In seinem Plädoyer für eine Abschaffung der UTW führte OL-Fraktionsvorsitzender Volker Kliewer an, dass beim geltenden Verhältniswahlrecht der UTW das Ergebnis der Gesamtzahl der Listenstimmen ausschlaggebend sei. Das führe in der Regel zu vielen Ausgleichsmandaten, folglich zu einem größeren Gremium.

Ortschaftsräte sowie Ortsvorsteher nicht betroffen

"Ich möchte, dass ein kleinerer, arbeitsfähiger Gemeinderat eine kooperative, konstruktive Zusammenarbeit leisten kann und wir die anstehenden Herkules-Aufgaben, übrigens gerne zusammen mit der Verwaltung – nicht gegen die Verwaltung –, als gleichberechtigtes, ambitioniertes Gremium mit dem Mut auch zu unpopulären und unangenehmen Entscheidungen meistern können."

Desgleichen spreche für eine Abschaffung der UTW, so Kliewer, dass nicht nur Sonderstellungen einzelner Stadtteile und Stadträte aufgehoben, sondern auch alle Gemeinderäte dem gleichen Wahlsystem und gleichen Wahlchancen unterliegen würden. Hingegen seien der Forstbestand der Ortschaftsräte sowie die Stellung der Ortsvorsteher von dieser angestrebten Änderung nicht betroffen, unterstrich der Fraktionssprecher.

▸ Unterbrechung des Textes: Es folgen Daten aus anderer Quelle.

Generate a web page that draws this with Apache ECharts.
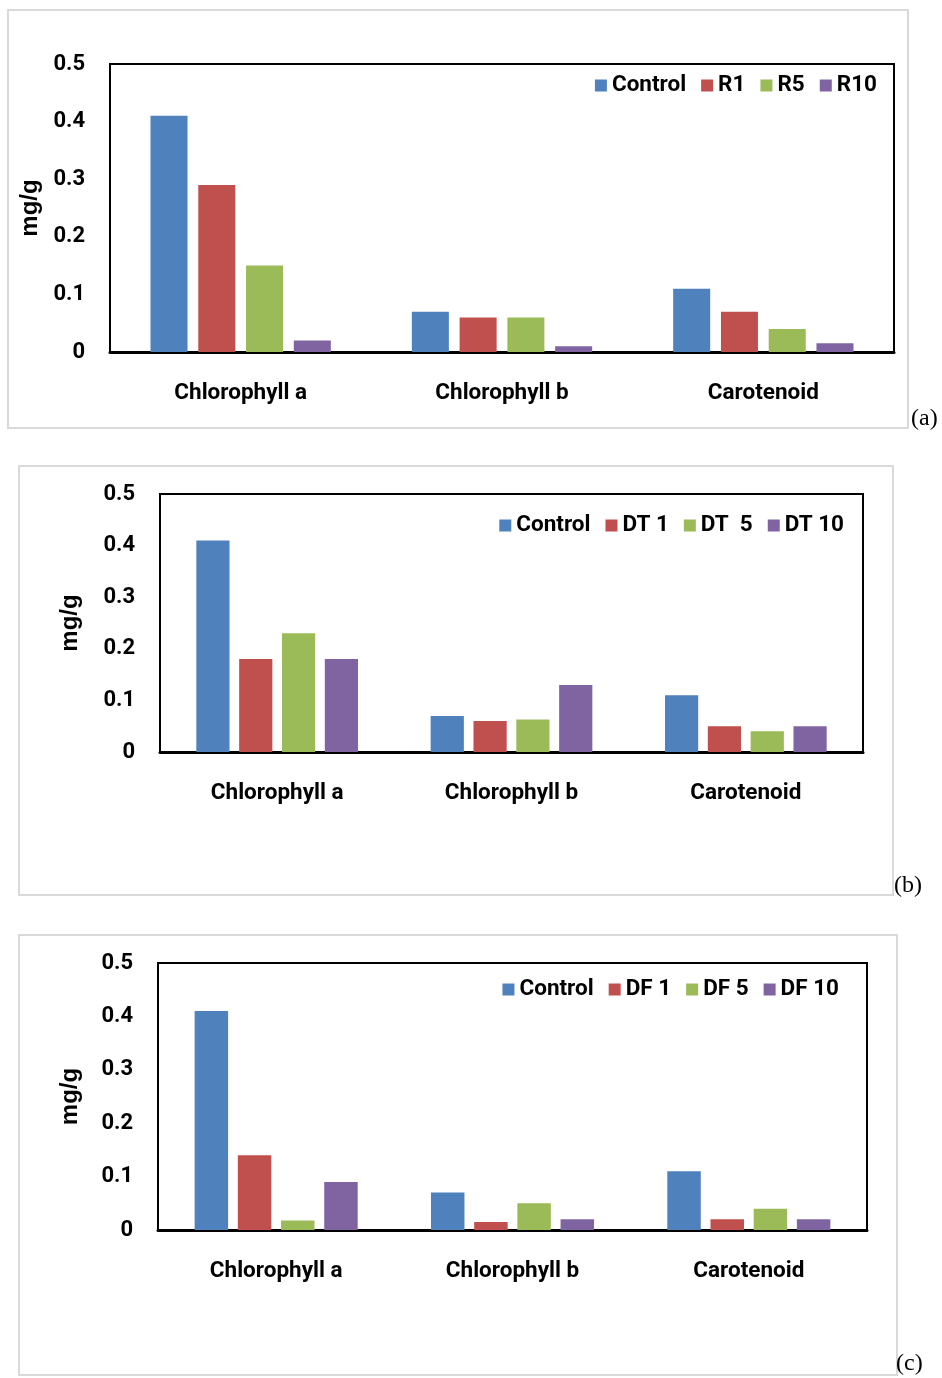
<!DOCTYPE html>
<html>
<head>
<meta charset="utf-8">
<script src="https://cdn.jsdelivr.net/npm/echarts@6/dist/echarts.min.js"></script>
<style>
  html, body { margin: 0; padding: 0; background: #fff; }
  #chart { width: 942px; height: 1378px; }
</style>
</head>
<body>
<div id="chart"></div>
<script>
// categories and series
const categories = ['Chlorophyll a', 'Chlorophyll b', 'Carotenoid'];
const colors = ['#4F81BD', '#C0504D', '#9BBB59', '#8064A2'];

const namesA = ['Control', 'R1', 'R5', 'R10'];
const controlA = [0.41, 0.07, 0.11];
const r1 = [0.29, 0.06, 0.07];
const r5 = [0.15, 0.06, 0.04];
const r10 = [0.02, 0.01, 0.015];

const namesB = ['Control', 'DT 1', 'DT  5', 'DT 10'];
const controlB = [0.41, 0.07, 0.11];
const dt1 = [0.18, 0.06, 0.05];
const dt5 = [0.23, 0.063, 0.04];
const dt10 = [0.18, 0.13, 0.05];

const namesC = ['Control', 'DF 1', 'DF 5', 'DF 10'];
const controlC = [0.41, 0.07, 0.11];
const df1 = [0.14, 0.015, 0.02];
const df5 = [0.018, 0.05, 0.04];
const df10 = [0.09, 0.02, 0.02];

const yMin = 0, yMax = 0.5, yStep = 0.1;
const panelTags = ['(a)', '(b)', '(c)'];

const labelFont = 'Roboto, "Liberation Sans", Arial, sans-serif';

const panels = [
  { names: namesA, data: [controlA, r1, r5, r10],
    grid: { left: 110, top: 64, width: 784, height: 288 },
    legend: { right: 60, top: 69 }, nameGap: 67,
    frame: [8, 10, 900, 418], tag: [911, 407] },
  { names: namesB, data: [controlB, dt1, dt5, dt10],
    grid: { left: 160, top: 494, width: 703, height: 258 },
    legend: { right: 93, top: 509 }, nameGap: 78,
    frame: [19, 466, 874, 429], tag: [894, 874] },
  { names: namesC, data: [controlC, df1, df5, df10],
    grid: { left: 158, top: 963, width: 709, height: 267 },
    legend: { right: 98, top: 973 }, nameGap: 76,
    frame: [19, 935, 878, 440], tag: [896, 1352] }
];

const chart = echarts.init(document.getElementById('chart'));

const option = {
  animation: false,
  backgroundColor: '#fff',
  grid: [], xAxis: [], yAxis: [], legend: [], series: [], graphic: []
};

panels.forEach((p, i) => {
  option.grid.push(Object.assign({
    show: true, borderColor: '#000', borderWidth: 2, backgroundColor: 'transparent'
  }, p.grid));

  option.xAxis.push({
    type: 'category', gridIndex: i, data: categories,
    axisTick: { show: false },
    axisLine: { lineStyle: { color: '#000', width: 3 } },
    axisLabel: { color: '#000', fontFamily: labelFont, fontWeight: 'bold', fontSize: 22.5, margin: 30 }
  });

  option.yAxis.push({
    type: 'value', gridIndex: i, min: yMin, max: yMax, interval: yStep,
    name: 'mg/g', nameLocation: 'middle', nameRotate: 90, nameGap: p.nameGap,
    nameTextStyle: { color: '#000', fontFamily: '"Liberation Sans", Arial, sans-serif', fontWeight: 'bold', fontSize: 24 },
    splitLine: { show: false },
    axisTick: { show: false },
    axisLine: { show: false },
    axisLabel: { color: '#000', fontFamily: labelFont, fontWeight: 'bold', fontSize: 22, margin: 25,
      formatter: v => v === 0 ? '0' : v.toFixed(1) }
  });

  option.legend.push(Object.assign({
    data: p.names, icon: 'rect', itemWidth: 12, itemHeight: 12, itemGap: 15,
    textStyle: { color: '#000', fontFamily: labelFont, fontWeight: 'bold', fontSize: 22.5 },
    selectedMode: false
  }, p.legend));

  p.names.forEach((n, k) => {
    option.series.push({
      type: 'bar', name: n, xAxisIndex: i, yAxisIndex: i, data: p.data[k],
      itemStyle: { color: colors[k] },
      barGap: '29%', barCategoryGap: '31%'
    });
  });

  option.graphic.push({
    type: 'rect', silent: true, z: -1,
    shape: { x: p.frame[0], y: p.frame[1], width: p.frame[2], height: p.frame[3] },
    style: { fill: 'none', stroke: '#d9d9d9', lineWidth: 2 }
  });
  option.graphic.push({
    type: 'text', silent: true, x: p.tag[0], y: p.tag[1],
    style: { text: panelTags[i], fill: '#000', font: '24px "Liberation Serif", "Times New Roman", serif' }
  });
});

chart.setOption(option);
</script>
</body>
</html>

"Nach über 40 Jahren ist es an der Zeit, den Diskussionen über Kirchturmpolitik, bestimmte Sonderregelungen und deren Abschaffung nun auch mal Taten folgen zu lassen", begründete Kliewer seinen Appell an die Ratskollegen und seinen Auftrag an die Verwaltung, die erforderlichen formalen Schritte zur Erstellung einer Satzung zur Änderung der Hauptsatzung einzuleiten und gegebenenfalls notwendige Beschlüsse dem Gemeinderat vorzulegen.